Obviously, Hampton's pitching results were much better in 1999 (3.10 ERA on July 10, 1999 vs. 4.52 ERA after yesterday's game).  The number of exceptionally good games may be what really distinguishes the Hampton of 1999 from the 2009 Hampton.  The 1999 Hampton had 8 games with a game score of 70 or higher, with three of those games occurring in the first half of the season.  Mike Hampton of 2009 has 1 game with a game score of 70 or higher (April 15 vs. Pirates).  One of the reasons that Hampton could post high game scores in 1999 is that he routinely pitched 7 innings, and further pitched 9 innings four times and 8 innings three times.  Hampton has pitched 7 innings twice so far this season.  One factor is the differences in managers: Larry Dierker who was loathe to lift pitchers early, and Cecil Cooper who has shown a short hook for starters.  Dierker felt that pitchers had to  learn to pitch their way out of trouble.  Cooper seems to have a hard time determining when a pitcher shouldl be left in the game to work out of trouble.  Another factor is run support:   In 1999, Hampton benefited from 6.89 runs/game, while the Hampton of 2009 has received 4.21 runs/game.  More run support allows a pitcher to stay in the game longer and also reduces the pressure to be "perfect," which probably has the side effect of improving the pitcher's performance.
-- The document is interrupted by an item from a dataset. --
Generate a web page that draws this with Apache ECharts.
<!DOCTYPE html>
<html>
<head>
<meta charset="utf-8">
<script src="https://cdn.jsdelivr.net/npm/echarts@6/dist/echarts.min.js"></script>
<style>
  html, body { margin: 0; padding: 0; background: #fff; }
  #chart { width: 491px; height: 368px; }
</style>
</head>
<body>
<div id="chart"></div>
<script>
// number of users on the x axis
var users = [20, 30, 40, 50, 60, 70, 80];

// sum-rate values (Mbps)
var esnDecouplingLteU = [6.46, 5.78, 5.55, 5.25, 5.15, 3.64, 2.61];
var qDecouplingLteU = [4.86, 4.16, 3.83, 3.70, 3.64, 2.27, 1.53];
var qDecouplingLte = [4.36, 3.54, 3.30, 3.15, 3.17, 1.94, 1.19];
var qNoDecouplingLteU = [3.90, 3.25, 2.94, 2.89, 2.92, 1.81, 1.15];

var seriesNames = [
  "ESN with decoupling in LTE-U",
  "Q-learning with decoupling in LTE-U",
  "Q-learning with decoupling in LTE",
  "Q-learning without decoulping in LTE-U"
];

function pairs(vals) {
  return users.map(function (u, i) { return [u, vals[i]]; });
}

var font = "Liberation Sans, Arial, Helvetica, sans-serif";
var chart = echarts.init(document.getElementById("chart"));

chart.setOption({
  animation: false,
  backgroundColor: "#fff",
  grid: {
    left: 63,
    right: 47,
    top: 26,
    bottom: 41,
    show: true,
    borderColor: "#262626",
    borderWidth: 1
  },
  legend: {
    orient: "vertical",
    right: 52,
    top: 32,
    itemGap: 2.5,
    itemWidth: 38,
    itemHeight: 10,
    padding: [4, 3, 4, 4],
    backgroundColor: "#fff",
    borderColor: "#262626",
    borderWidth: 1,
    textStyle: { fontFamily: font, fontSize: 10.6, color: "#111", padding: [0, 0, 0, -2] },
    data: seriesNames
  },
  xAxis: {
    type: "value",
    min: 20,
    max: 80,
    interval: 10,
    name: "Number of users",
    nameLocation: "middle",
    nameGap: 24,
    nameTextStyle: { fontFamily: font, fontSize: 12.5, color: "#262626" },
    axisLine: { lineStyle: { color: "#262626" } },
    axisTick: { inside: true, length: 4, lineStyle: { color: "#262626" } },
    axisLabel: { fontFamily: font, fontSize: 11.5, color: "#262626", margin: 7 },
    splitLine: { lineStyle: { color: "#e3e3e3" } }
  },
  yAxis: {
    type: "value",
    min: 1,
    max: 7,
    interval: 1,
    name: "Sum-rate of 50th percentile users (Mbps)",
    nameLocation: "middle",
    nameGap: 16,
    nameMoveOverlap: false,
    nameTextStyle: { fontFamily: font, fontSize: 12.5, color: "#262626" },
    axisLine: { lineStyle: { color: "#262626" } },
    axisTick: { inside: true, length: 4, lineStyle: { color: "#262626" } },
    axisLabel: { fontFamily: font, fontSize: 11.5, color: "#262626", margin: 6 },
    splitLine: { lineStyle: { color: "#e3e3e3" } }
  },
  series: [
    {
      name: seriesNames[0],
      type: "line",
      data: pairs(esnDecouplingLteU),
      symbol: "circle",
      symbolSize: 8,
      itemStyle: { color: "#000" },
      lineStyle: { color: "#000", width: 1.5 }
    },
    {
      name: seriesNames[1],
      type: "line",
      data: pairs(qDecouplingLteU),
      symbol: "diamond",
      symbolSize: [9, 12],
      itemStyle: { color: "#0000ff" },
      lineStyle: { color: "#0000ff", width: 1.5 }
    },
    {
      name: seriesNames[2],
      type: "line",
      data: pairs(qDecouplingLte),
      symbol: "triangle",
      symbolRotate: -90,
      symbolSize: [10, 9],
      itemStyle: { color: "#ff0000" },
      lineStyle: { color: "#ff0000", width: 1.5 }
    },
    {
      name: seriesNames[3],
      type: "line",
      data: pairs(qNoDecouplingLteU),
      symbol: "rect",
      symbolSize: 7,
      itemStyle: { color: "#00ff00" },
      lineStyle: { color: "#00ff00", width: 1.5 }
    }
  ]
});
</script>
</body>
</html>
I don't have a definitive conclusion.  But some tentative observations: (1) I'm not ready to give up on Hampton; (2) Hampton will never  be the "old" Hamtpon, because it is very unlikely that he will routinely pitch into the 7th inning or later, given his age, current manager, and injury history; and (3) the pitching performances of Hampton and other Astros' starters are likely to improve signficantly if the Astros' offensive output increases.